Given the vicious downward spiral of competitive devaluation that is washing around the world’s economic bathtub, it appears – just as we saw during The Great Depression – that currency wars have given way to mal-investment-fueled protectionism as US launches the first missile in the trade wars with a massive 266% tariff on imports of cold-rolled steel. “There’ll be a short-term benefit,“ said John Packard of Steel Market Update. ”However, in the long run, the U.S. mills are always going to want more tariffs, and it’s questionable how much more [protection] they can get.”

In December, we warned of China’s flooding the world with its unwanted commodities – all created and warehoused in the biggest credit-bubble-fueled mass mal-investment “boom” in human history…as Bloomberg notes, shipments of steel, oil products and aluminum are reaching for new highs, according to trade data from the General Administration of Customs.

And then, as we explained, the dramatic over-production is exporting deflationary pressures all over the world, especially US Steel mills…

That’s because mills, smelters and refiners are producing more than they need amid slowing domestic demand, and shipping the excess overseas. 

The flood of Chinese supplies is roiling manufacturers around the world and exacerbating trade frictions. The steel market is being overwhelmed with metal from China’s government-owned and state-supported producers, a collection of industry associations have said.
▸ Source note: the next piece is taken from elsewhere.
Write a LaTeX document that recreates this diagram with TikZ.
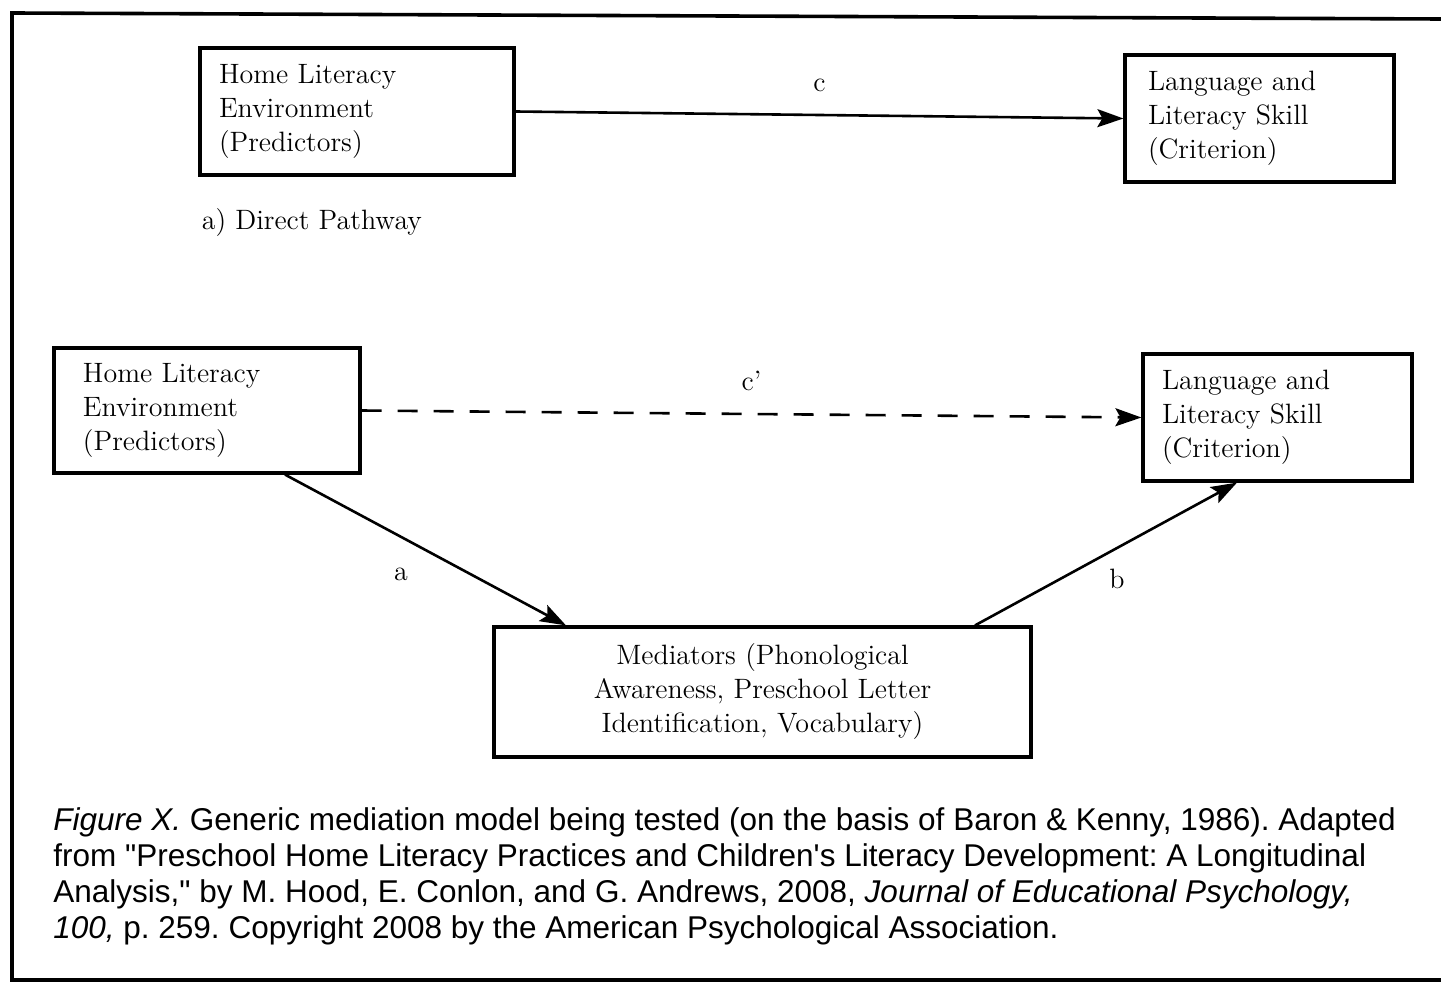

The nine groups, including Eurofer and the American Iron and Steel Institute, said there is almost 700 million tons of excess capacity around the world, with the Asian nation contributing as much as 425 million tons.

And now, as The Wall Street Journal reports, The Department of Commerce Tuesday imposed preliminary duties on imports of cold-rolled steel, used to make auto parts, appliances and shipping containers, from seven countries including China, whose steelmakers were slapped with a massive tariff.